*WHAT YOU SHOULD DO*
Copy from the first line below down to and including the line with "plt.rcParams['mathtext.it'] = 'Lato:italic'". Skip the pictures.

*DATA SEGMENT*

.....

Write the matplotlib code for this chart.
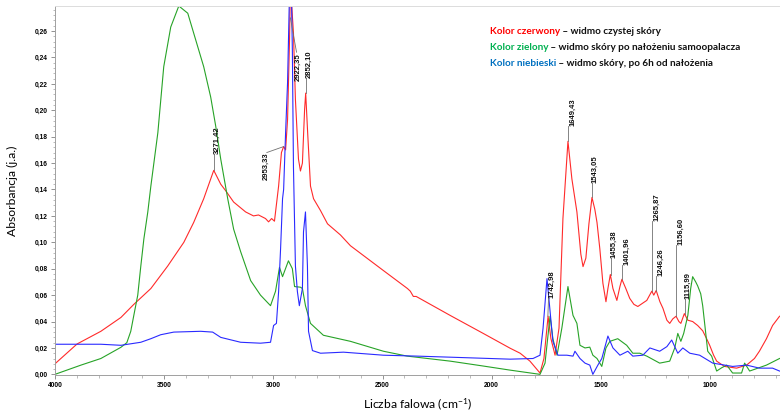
import matplotlib
matplotlib.use('Agg')
import matplotlib.pyplot as plt
from matplotlib.ticker import MultipleLocator, FuncFormatter

plt.rcParams['mathtext.fontset'] = 'custom'
plt.rcParams['mathtext.rm'] = 'Lato'
plt.rcParams['mathtext.it'] = 'Lato:italic'

# --- widmo czystej skory (czerwony) ---
red_wn = [4000, 3899, 3790, 3698, 3639, 3561, 3484, 3410, 3365, 3319, 3273, 3241, 3218, 3182,
          3127, 3091, 3068, 3036, 3022, 3008, 2995, 2976, 2963, 2953, 2944, 2935, 2926, 2922,
          2908, 2899, 2885, 2876, 2867, 2857, 2852, 2843, 2830, 2816, 2784, 2752, 2693, 2647,
          2496, 2386, 2373, 2359, 2346, 2190, 2039, 1916, 1870, 1825, 1779, 1761, 1742, 1729,
          1710, 1692, 1674, 1651, 1633, 1610, 1592, 1582, 1569, 1555, 1541, 1528, 1518, 1505,
          1491, 1477, 1468, 1457, 1445, 1427, 1413, 1404, 1386, 1368, 1349, 1331, 1308, 1290,
          1267, 1258, 1247, 1230, 1216, 1198, 1185, 1171, 1156, 1143, 1134, 1118, 1102, 1080,
          1057, 1034, 1016, 1002, 984, 970, 934, 879, 833, 797, 774, 742, 714, 682]
red_abs = [0.008, 0.023, 0.0326, 0.0431, 0.053, 0.065, 0.082, 0.100, 0.115, 0.133, 0.1545, 0.144,
           0.139, 0.1305, 0.123, 0.120, 0.1207, 0.118, 0.1155, 0.118, 0.116, 0.1426, 0.168, 0.1725,
           0.170, 0.193, 0.253, 0.295, 0.2585, 0.208, 0.163, 0.154, 0.160, 0.2005, 0.213, 0.183,
           0.1426, 0.133, 0.124, 0.114, 0.1056, 0.0974, 0.0786, 0.065, 0.063, 0.059, 0.059, 0.0446,
           0.031, 0.0198, 0.016, 0.010, 0.001, 0.012, 0.044, 0.027, 0.0145, 0.035, 0.118, 0.1765,
           0.148, 0.123, 0.091, 0.0816, 0.088, 0.114, 0.134, 0.125, 0.115, 0.095, 0.069, 0.055,
           0.065, 0.0756, 0.065, 0.056, 0.0665, 0.072, 0.065, 0.0575, 0.053, 0.0514, 0.054, 0.056,
           0.063, 0.060, 0.0635, 0.055, 0.050, 0.041, 0.0386, 0.042, 0.044, 0.040, 0.0386, 0.046,
           0.041, 0.040, 0.037, 0.033, 0.027, 0.022, 0.0145, 0.010, 0.006, 0.0047, 0.007, 0.012,
           0.0176, 0.027, 0.037, 0.044]

# --- po nalozeniu samoopalacza (zielony) ---
green_wn = [4000, 3881, 3790, 3698, 3671, 3653, 3639, 3621, 3607, 3593, 3575, 3561, 3529, 3502,
            3470, 3433, 3392, 3365, 3319, 3287, 3264, 3241, 3209, 3182, 3150, 3104, 3059, 3013,
            2990, 2972, 2958, 2931, 2913, 2903, 2876, 2867, 2853, 2830, 2771, 2647, 2496, 2387,
            2190, 2039, 1916, 1779, 1756, 1733, 1720, 1701, 1679, 1651, 1628, 1610, 1596, 1573,
            1551, 1537, 1518, 1496, 1477, 1459, 1423, 1382, 1354, 1322, 1290, 1231, 1185, 1162,
            1148, 1134, 1121, 1102, 1089, 1080, 1066, 1057, 1043, 1034, 1020, 1011, 993, 970,
            947, 924, 897, 856, 842, 819, 742, 682]
green_abs = [0.0, 0.007, 0.012, 0.0205, 0.024, 0.0326, 0.0447, 0.060, 0.082, 0.1026, 0.123,
             0.1426, 0.183, 0.233, 0.263, 0.279, 0.2735, 0.2585, 0.233, 0.210, 0.188, 0.163,
             0.133, 0.110, 0.093, 0.071, 0.060, 0.052, 0.063, 0.081, 0.074, 0.086, 0.080, 0.0665,
             0.066, 0.065, 0.052, 0.0386, 0.0296, 0.025, 0.0175, 0.0138, 0.010, 0.0063, 0.0032,
             0.0, 0.0085, 0.044, 0.027, 0.0145, 0.035, 0.0665, 0.0447, 0.0386, 0.022, 0.020,
             0.0206, 0.0145, 0.012, 0.006, 0.020, 0.025, 0.027, 0.022, 0.016, 0.016, 0.0138,
             0.0085, 0.010, 0.020, 0.031, 0.025, 0.031, 0.0447, 0.065, 0.074, 0.070, 0.067,
             0.061, 0.052, 0.031, 0.0175, 0.0138, 0.0025, 0.005, 0.007, 0.001, 0.001, 0.0085,
             0.0025, 0.007, 0.012]

# --- po 6h od nalozenia (niebieski) ---
blue_wn = [4000, 3790, 3698, 3607, 3561, 3516, 3456, 3333, 3278, 3241, 3150, 3059, 3013, 2999,
           2986, 2976, 2967, 2958, 2953, 2944, 2935, 2926, 2917, 2913, 2908, 2899, 2890, 2881,
           2867, 2862, 2853, 2844, 2839, 2821, 2784, 2679, 2496, 2341, 2190, 1916, 1811, 1779,
           1765, 1747, 1733, 1720, 1697, 1656, 1628, 1619, 1596, 1573, 1551, 1537, 1514, 1496,
           1468, 1445, 1413, 1377, 1354, 1308, 1276, 1231, 1198, 1176, 1162, 1148, 1125, 1093,
           1048, 988, 897, 833, 774, 714, 682]
blue_abs = [0.0228, 0.0228, 0.022, 0.0243, 0.027, 0.030, 0.032, 0.0326, 0.032, 0.028, 0.0243,
            0.0236, 0.0243, 0.037, 0.0386, 0.0627, 0.095, 0.133, 0.140, 0.183, 0.221, 0.29,
            0.285, 0.245, 0.157, 0.082, 0.0627, 0.052, 0.065, 0.108, 0.123, 0.082, 0.0326,
            0.018, 0.016, 0.0168, 0.0145, 0.0138, 0.013, 0.0115, 0.012, 0.0145, 0.035, 0.0725,
            0.048, 0.025, 0.0145, 0.0145, 0.0138, 0.0175, 0.012, 0.0085, 0.007, 0.0, 0.007,
            0.012, 0.029, 0.020, 0.0145, 0.0175, 0.0138, 0.0145, 0.020, 0.0175, 0.021, 0.026,
            0.021, 0.016, 0.020, 0.016, 0.0145, 0.0085, 0.006, 0.007, 0.0047, 0.0047, 0.0025]

# opisy pikow: tekst, (wn, abs) piku, koniec linii, pozycja tekstu, wyrownanie
peak_text = ['3271,42', '2953,33', '2922,35', '2852,10', '1742,98', '1649,43', '1543,05',
             '1455,38', '1401,96', '1265,87', '1246,26', '1156,60', '1115,99']
peak_xy = [(3271, 0.1545), (2953, 0.1725), (2922, 0.27), (2852, 0.213), (1743, 0.044),
           (1649, 0.1765), (1543, 0.134), (1455, 0.0756), (1402, 0.072), (1266, 0.063),
           (1246, 0.0635), (1157, 0.044), (1116, 0.046)]
leader_end = [(3271, 0.1666), (3030, 0.168), (2894, 0.244), (2852, 0.2246), (1740, 0.0575),
              (1649, 0.1884), (1543, 0.1447), (1455, 0.0883), (1402, 0.0829), (1266, 0.116),
              (1246, 0.0748), (1157, 0.098), (1116, 0.0567)]
text_pos = [(3255, 0.1666), (3033, 0.168), (2885, 0.2434), (2835, 0.2246), (1724, 0.0575),
            (1628, 0.1884), (1527, 0.1447), (1439, 0.0883), (1382, 0.0829), (1244, 0.116),
            (1226, 0.0748), (1134, 0.098), (1100, 0.0567)]
text_va = ['bottom', 'top', 'top', 'bottom', 'bottom', 'bottom', 'bottom', 'bottom', 'bottom',
           'bottom', 'bottom', 'bottom', 'bottom']

legend_color_part = ['Kolor czerwony', 'Kolor zielony', 'Kolor niebieski']
legend_rest = [' \u2013 widmo czystej skóry', ' \u2013 widmo skóry po nałożeniu samoopalacza',
               ' \u2013 widmo skóry, po 6h od nałożenia']
legend_colors = ['#ff0000', '#00b050', '#0070c0']

fig = plt.figure(figsize=(7.8, 4.17), dpi=100)
ax = fig.add_axes([0.0705, 0.1007, 0.9295, 0.885])

ax.plot(red_wn, red_abs, color='#ff2a2a', lw=0.8)
ax.plot(green_wn, green_abs, color='#27a327', lw=0.8)
ax.plot(blue_wn, blue_abs, color='#2a2aff', lw=0.8)

for txt, p, e, t, va in zip(peak_text, peak_xy, leader_end, text_pos, text_va):
    ax.plot([p[0], e[0]], [p[1], e[1]], color='#707070', lw=0.6)
    ax.text(t[0], t[1], txt, rotation=90, ha='center', va=va, fontsize=5.5,
            fontweight='bold', family='Liberation Sans', color='#111111')

ax.set_xlim(4000, 680)
ax.set_ylim(-0.0005, 0.279)
ax.xaxis.set_major_locator(MultipleLocator(500))
ax.xaxis.set_minor_locator(MultipleLocator(100))
ax.yaxis.set_major_locator(MultipleLocator(0.02))
ax.yaxis.set_minor_locator(MultipleLocator(0.004))
ax.xaxis.set_major_formatter(FuncFormatter(lambda v, p: f'{v:.0f}'))
ax.yaxis.set_major_formatter(FuncFormatter(lambda v, p: f'{v:.2f}'.replace('.', ',')))
ax.tick_params(which='major', length=3, width=0.6, color='#808080', labelsize=4.8, pad=2)
ax.tick_params(which='minor', length=1.8, width=0.5, color='#a0a0a0')
for lab in ax.get_xticklabels() + ax.get_yticklabels():
    lab.set_fontweight('bold')
    lab.set_family('Liberation Sans')
ax.get_yticklabels()[0].set_verticalalignment('bottom')

ax.spines['right'].set_visible(False)
ax.spines['top'].set_color('#dcdcdc')
ax.spines['left'].set_color('#a0a0a0')
ax.spines['bottom'].set_color('#a0a0a0')
for s in ax.spines.values():
    s.set_linewidth(0.7)

ax.set_xlabel('Liczba falowa (cm$^{-1}$)', family='Lato', fontsize=8.7, labelpad=5)
ax.set_ylabel('Absorbancja (j.a.)', family='Lato', fontsize=8.7, labelpad=12)

# legenda w dwoch kolorach
r = fig.canvas.get_renderer()
W = fig.get_figwidth() * fig.dpi
H = fig.get_figheight() * fig.dpi
for i, (a, b, c) in enumerate(zip(legend_color_part, legend_rest, legend_colors)):
    y = 1 - (32 + 15.5 * i) / H
    t1 = fig.text(490 / W, y, a, color=c, family='Lato', fontweight='bold', fontsize=7.2,
                  va='center')
    bb = t1.get_window_extent(r)
    fig.text(bb.x1 / W, y, b, color='#111111', family='Lato', fontweight='bold', fontsize=7.2,
             va='center')

fig.savefig('out.png', dpi=100)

.....

*TASK SOLUTION*
Write the matplotlib code for this chart.
import matplotlib
matplotlib.use('Agg')
import matplotlib.pyplot as plt
from matplotlib.ticker import MultipleLocator, FuncFormatter

plt.rcParams['mathtext.fontset'] = 'custom'
plt.rcParams['mathtext.rm'] = 'Lato'
plt.rcParams['mathtext.it'] = 'Lato:italic'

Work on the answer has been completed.